Contrary to Respondent’s assertion of the curtilage principle’s inapplicability in a case against a non-governmental actor, there are undoubtedly cases every week in this country in which someone brings a neighbor to court for violating the curtilage of his home by causing a rotted tree to fall in his yard, for the noisy neighbor’s blasting rock & roll at unreasonable hours, or a case of installing surveillance cameras, etc.
In the Jardines case, (Florida v. Jardines 2013) the Supreme Court did not even consider if an expectancy of privacy exists on one’s front porch due to a trespass onto a constitutionally protected area of appurtenance to the home because it is one and the same. In his decision, Judge Scalia noted that, If a member of the public did that (brought a drug sniffing dog to one’s front porch,) it would “inspire most of us – well, to call the police[,]” as would Petitioner should she find someone in the yard standing in the curtilage of her ground floor apartment.
In the case of Katz v. the United States, 1967 and the reasonable expectation of Privacy test, it ruled that: “what [a person] seeks to preserve as private, even in an area accessible to the public, may be constitutionally protected.”
Petitioner’s building is U shaped, its yard contained within the U. There are two bisecting paths on its periphery. Every tenant’s self-designated curtilage is not violated by others. No one comes to take vegetables from Petitioner’s garden or sits on bench or chairs in the gazebo. No one picks roses from unit two’s garden or sits at table of unit 6 garden enclosure without permission. These self-designated curtilage boundaries are based on individual apartment frontage. Woe betides the tenant who expands her area beyond the boundaries of her apartment windows. She will shortly be apprised of her error and it will be corrected. Tenants have made it abundantly clear what is private and enclosed as per Katz. Landlord itself fosters the notion of curtilage proprietorship by promoting the planting of flowers and bushes, adding potted plants and container gardens to tenants “in front of their units.”
There are many, many cases that support privacy for condos, multi-family structures, complexes. Below are two relevant cases both upheld on appeal:
In Joyner v. State, Fla.Dist. Court, App1974 one has the convoluted case in which the State finds itself in the position of arguing in a drug case for the concept of curtilage to apply where the warrant used only covered the apartment. The drugs were found in Joyner’s car situated in adjacent parking lot. In its decision, the State ruled: “We now hold that yards, courtyards, driveways and parking areas used and customarily used in common by occupants of apartment houses, condominiums and other such complexes with other occupants thereof constitute a part of the curtilage of a specifically described apartment or condominium or other living unit thereof . . .”
In the case of People v. Bonilla, Ill 2018 the court ruled, referring to Jardines, that “It would just be unfair to say you can’t come up on a person who lives in a single family residence and sniff their door but you can go into someone’s hallway and sniff their door.

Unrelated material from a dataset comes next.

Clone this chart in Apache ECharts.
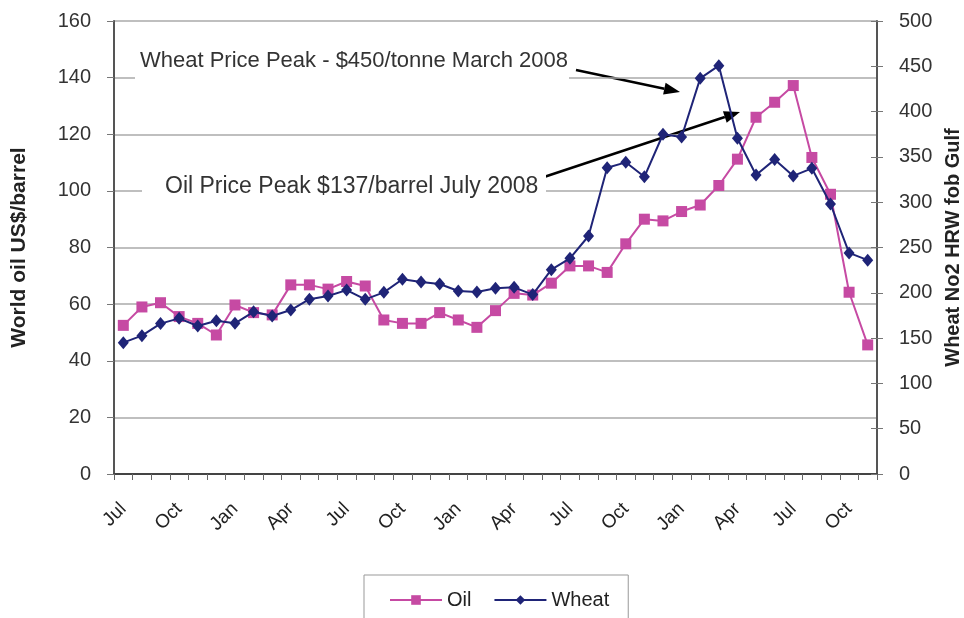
<!DOCTYPE html>
<html>
<head>
<meta charset="utf-8">
<script src="https://cdn.jsdelivr.net/npm/echarts@6/dist/echarts.min.js"></script>
<style>
  html, body { margin: 0; padding: 0; background: #fff; }
  #chart { width: 964px; height: 618px; }
</style>
</head>
<body>
<div id="chart"></div>
<script>
// Jul 2005 .. Nov 2008, monthly
var months = ['Jul','Aug','Sep','Oct','Nov','Dec','Jan','Feb','Mar','Apr','May','Jun',
              'Jul','Aug','Sep','Oct','Nov','Dec','Jan','Feb','Mar','Apr','May','Jun',
              'Jul','Aug','Sep','Oct','Nov','Dec','Jan','Feb','Mar','Apr','May','Jun',
              'Jul','Aug','Sep','Oct','Nov']

// World oil US$/barrel
var oil = [52.5, 59, 60.5, 55.6, 53.2, 49.1, 59.7, 57, 56.2, 66.8, 66.8, 65.3,
           68, 66.4, 54.4, 53.2, 53.2, 57, 54.4, 51.8, 57.7, 63.8, 63.2, 67.4,
           73.5, 73.5, 71.2, 81.3, 90, 89.4, 92.7, 95, 101.9, 111.2, 126, 131.3,
           137.2, 111.8, 98.8, 64.2, 45.6]

// Wheat No2 HRW fob Gulf, $/tonne
var wheat = [145, 152.7, 166, 171.8, 163.4, 169.2, 166.3, 179, 174.4, 181, 193, 196.5,
             203, 192.8, 200.5, 215, 212, 209.7, 202, 201, 205, 206, 198, 225.5,
             238, 262.7, 338, 344, 328, 375, 372, 436.7, 450.7, 370.5, 330, 347,
             329, 337.4, 298, 244, 236]

var oilTicks = [0, 160, 20]
var wheatTicks = [0, 500, 50]

var FONT = 'Liberation Sans, Arial, sans-serif'
var OIL_COLOR = '#C64AA3'
var WHEAT_COLOR = '#1F2477'

// arrow line with a filled head at (x2, y2)
function arrow(x1, y1, x2, y2) {
    var dx = x2 - x1, dy = y2 - y1
    var len = Math.sqrt(dx * dx + dy * dy)
    var ux = dx / len, uy = dy / len
    var head = 16, half = 6
    var bx = x2 - ux * head, by = y2 - uy * head
    return {
        type: 'group',
        z: 100,
        children: [{
            type: 'line',
            shape: { x1: x1, y1: y1, x2: bx, y2: by },
            style: { stroke: '#000', lineWidth: 2.5 }
        }, {
            type: 'polygon',
            shape: { points: [[x2, y2], [bx - uy * half, by + ux * half], [bx + uy * half, by - ux * half]] },
            style: { fill: '#000' }
        }]
    }
}

var chart = echarts.init(document.getElementById('chart'))

var option = {
    animation: false,
    backgroundColor: '#fff',
    textStyle: { fontFamily: FONT },
    grid: { left: 114, right: 87, top: 21, bottom: 144, outerBoundsMode: 'none', containLabel: false },
    legend: {
        data: ['Oil', 'Wheat'],
        left: 364,
        top: 575,
        itemWidth: 52,
        itemHeight: 12,
        itemGap: 22,
        padding: [15, 19, 24, 25],
        borderColor: '#999',
        borderWidth: 1,
        textStyle: { fontSize: 20, color: '#222', fontFamily: FONT }
    },
    xAxis: {
        type: 'category',
        data: months,
        boundaryGap: true,
        axisLine: { lineStyle: { color: '#444', width: 2 } },
        axisTick: { show: true, interval: 0, length: 6, lineStyle: { color: '#666' } },
        axisLabel: {
            interval: 2,
            rotate: 45,
            fontSize: 19,
            color: '#222',
            margin: 32
        },
        splitLine: { show: false }
    },
    yAxis: [{
        type: 'value',
        min: oilTicks[0], max: oilTicks[1], interval: oilTicks[2],
        position: 'left',
        name: 'World oil US$/barrel',
        nameLocation: 'middle',
        nameRotate: 90,
        nameGap: 84,
        nameTextStyle: { fontSize: 21, fontWeight: 'bold', color: '#222', fontFamily: FONT },
        axisLine: { show: true, lineStyle: { color: '#555', width: 2 } },
        axisTick: { show: true, length: 7, lineStyle: { color: '#777' } },
        axisLabel: { fontSize: 20, color: '#333', margin: 23 },
        splitLine: { show: true, lineStyle: { color: '#aaa', width: 1.5 } }
    }, {
        type: 'value',
        min: wheatTicks[0], max: wheatTicks[1], interval: wheatTicks[2],
        position: 'right',
        name: 'Wheat No2 HRW fob Gulf',
        nameLocation: 'middle',
        nameRotate: 90,
        nameGap: 66,
        nameTextStyle: { fontSize: 20, fontWeight: 'bold', color: '#222', fontFamily: FONT },
        axisLine: { show: true, lineStyle: { color: '#555', width: 2 } },
        axisTick: { show: true, length: 6, lineStyle: { color: '#777' } },
        axisLabel: { fontSize: 20, color: '#333', margin: 22 },
        splitLine: { show: false }
    }, {
        // inner half of the crossing ticks on the right axis
        type: 'value',
        min: wheatTicks[0], max: wheatTicks[1], interval: wheatTicks[2],
        position: 'right',
        axisLine: { show: false },
        axisTick: { show: true, inside: true, length: 6, lineStyle: { color: '#777' } },
        axisLabel: { show: false },
        splitLine: { show: false }
    }],
    series: [{
        name: 'Oil',
        type: 'line',
        yAxisIndex: 0,
        data: oil,
        symbol: 'rect',
        symbolSize: 11,
        showAllSymbol: true,
        itemStyle: { color: OIL_COLOR },
        lineStyle: { color: OIL_COLOR, width: 2 },
        z: 3
    }, {
        name: 'Wheat',
        type: 'line',
        yAxisIndex: 1,
        data: wheat,
        symbol: 'diamond',
        symbolSize: [11, 13],
        showAllSymbol: true,
        itemStyle: { color: WHEAT_COLOR },
        lineStyle: { color: WHEAT_COLOR, width: 2 },
        z: 4
    }],
    graphic: [{
        type: 'rect',
        z: 90,
        shape: { x: 135, y: 44, width: 434, height: 37 },
        style: { fill: '#fff' }
    }, {
        type: 'text',
        z: 91,
        x: 140, y: 61,
        style: { text: 'Wheat Price Peak - $450/tonne March 2008', fill: '#333',
                 font: '22px ' + FONT, verticalAlign: 'middle' }
    }, {
        type: 'rect',
        z: 90,
        shape: { x: 142, y: 172, width: 404, height: 28 },
        style: { fill: '#fff' }
    }, {
        type: 'text',
        z: 91,
        x: 165, y: 187,
        style: { text: 'Oil Price Peak $137/barrel July 2008', fill: '#333',
                 font: '23px ' + FONT, verticalAlign: 'middle' }
    },
    arrow(576, 70, 680, 92),
    arrow(541, 178, 740, 112)
    ]
}

chart.setOption(option)
</script>
</body>
</html>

Beyond the concept of fairness is the common sense fact that, according to U. S. census data more U. S. households are headed by renters than at any point since at least 1965. This reality begs consideration. Per cases cited Petitioner is afforded fourth amendment rights in the front yard, and Respondent erred in seizing property in the curtilage of her home.
The court may allow the filing of an amended petition or it may not. But there is the lease’s wording that every codes of law established since recorded history from Hammurabi down through to Blackstone considers the contract to be sacred. Otherwise chaos. Respondent may finesse the facts, but the contract will not.